Open hnlixuanji opened 12 months ago
Hi XJ
Thank you for your interest in our project.
We plan to release a web-server. That's why our github sample code and google colab version is for 1 protein sequence at a time and the batch processing will be performed in the server later. For the time being for multiple proteins, we suggest writing a bash script pointing to the fasta files sequentially.
We have various scripts for batch processing, used during our experiments (since they are nor properly cleaned and refactored, they were not released). However, if you have any particular specification of how your input is and how you would like the output to be, I can share some scripts accordingly.
Dear nibtehaz Thank you very much for your reply. Our input is a file containing a catalog of all non-redundant genes (starting with ">gene name"). I need to convert all genes to protein sequences before using your tool. I would like our output to be a CSV file containing all the genes with column names "gene_name", "GO_MF", "MF_definination", "Go term", "Confidence", "GO_BP", "BP_definination", "Go term", " Confidence", "GO_CC", "CC_definination", "Go term", "Confidence". Or maybe you have other better ideas or scripts to show all the genes.
BTW, I have an open question :-) have you tried to or plan to integrate Alpha-Fold into the function prediction?
Best, XJ
Hi XJ
Sure, I can prepare a script like that. The input will be a large fasta file right?
We have plans to use structure from AlphaFold in protein function prediction. But at this moment we are not actively pursuing that.

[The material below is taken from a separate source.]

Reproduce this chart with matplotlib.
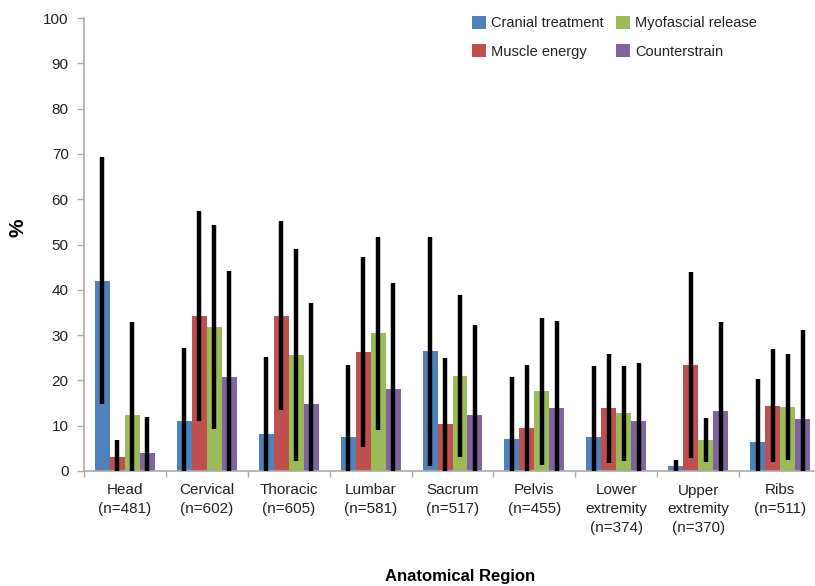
import numpy as np
import matplotlib
matplotlib.use("Agg")
import matplotlib.pyplot as plt
from matplotlib.patches import Patch

plt.rcParams["font.family"] = ["Liberation Sans", "DejaVu Sans"]

regions = ["Head\n(n=481)", "Cervical\n(n=602)", "Thoracic\n(n=605)", "Lumbar\n(n=581)",
           "Sacrum\n(n=517)", "Pelvis\n(n=455)", "Lower\nextremity\n(n=374)",
           "Upper\nextremity\n(n=370)", "Ribs\n(n=511)"]
treatments = ["Cranial treatment", "Muscle energy", "Myofascial release", "Counterstrain"]
colors = ["#4F81BD", "#C0504D", "#9BBB59", "#8064A2"]

cranial = [42.0, 11.0, 8.2, 7.6, 26.4, 7.1, 7.6, 1.0, 6.5]
cranial_sd = [27.3, 16.2, 17.0, 15.9, 25.3, 13.7, 15.6, 1.4, 13.7]
muscle = [3.1, 34.3, 34.3, 26.2, 10.4, 9.6, 13.8, 23.4, 14.4]
muscle_sd = [3.7, 23.2, 20.9, 21.0, 14.6, 13.7, 12.0, 20.5, 12.5]
myofascial = [12.4, 31.7, 25.6, 30.4, 21.0, 17.6, 12.7, 6.8, 14.1]
myofascial_sd = [20.6, 22.5, 23.5, 21.3, 17.9, 16.2, 10.5, 4.8, 11.7]
counter = [3.9, 20.8, 14.9, 18.0, 12.4, 14.0, 11.1, 13.3, 11.4]
counter_sd = [8.0, 23.4, 22.2, 23.4, 19.8, 19.2, 12.7, 19.7, 19.7]

means = [cranial, muscle, myofascial, counter]
sds = [cranial_sd, muscle_sd, myofascial_sd, counter_sd]

fig = plt.figure(figsize=(8.15, 5.86), dpi=100)
ax = fig.add_axes([84 / 815, 115 / 586, 737 / 815, 453 / 586])

x = np.arange(len(regions))
width = 0.183
for i, (m, s, c) in enumerate(zip(means, sds, colors)):
    pos = x + (i - 1.5) * width
    ax.bar(pos, m, width, color=c, edgecolor="none", zorder=2)
    ax.errorbar(pos, m, yerr=s, fmt="none", ecolor="black", elinewidth=3.2,
                capsize=0, zorder=3)

ax.set_xlim(-0.5, len(regions) - 0.5)
ax.set_ylim(0, 100)
ax.set_yticks(np.arange(0, 101, 10))
ax.set_xticks(x)
ax.set_xticklabels(regions, fontsize=11, color="#222222", linespacing=1.45)
ax.set_xticks(np.arange(-0.5, len(regions), 1), minor=True)
ax.tick_params(axis="x", which="major", length=0, pad=9)
ax.tick_params(axis="x", which="minor", length=4, color="#aaaaaa", width=1)
ax.tick_params(axis="y", length=5, color="#aaaaaa", width=1, labelsize=11,
               labelcolor="#222222", pad=6)

for side in ["top", "right"]:
    ax.spines[side].set_visible(False)
for side in ["left", "bottom"]:
    ax.spines[side].set_color("#aaaaaa")
    ax.spines[side].set_linewidth(1.2)

fig.text(18 / 815, 1 - 228 / 586, "%", rotation=90, fontsize=15, fontweight="bold",
         ha="center", va="center")
fig.text(460 / 815, 1 - 577 / 586, "Anatomical Region", fontsize=12,
         fontweight="bold", ha="center", va="center")

handles = [Patch(facecolor=c, edgecolor="none", label=t) for t, c in zip(treatments, colors)]
fig.legend(handles=handles, loc="upper left", bbox_to_anchor=(459 / 815, 1 - 3 / 586),
           ncol=2, frameon=False, fontsize=10.5, handlelength=0.95, handleheight=0.95,
           handletextpad=0.35, columnspacing=0.85, labelspacing=0.95,
           labelcolor="#222222")

fig.savefig("out.png", dpi=100)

Yes, it is a large fast file. Thank you a lot!
Dear Author.
Thank you for your contribution to protein function prediction. According to your paper, Domain-PFP performs well against many of the latest tools. I am considering using your tool to assign functions to multiple protein sequences (tens of thousands) in a fasta file. The highest confidence MF, BP, CC will be selected for each sequence. so I was wondering if you have developed this script so I don't have to repeat it again :-)
Best, XJ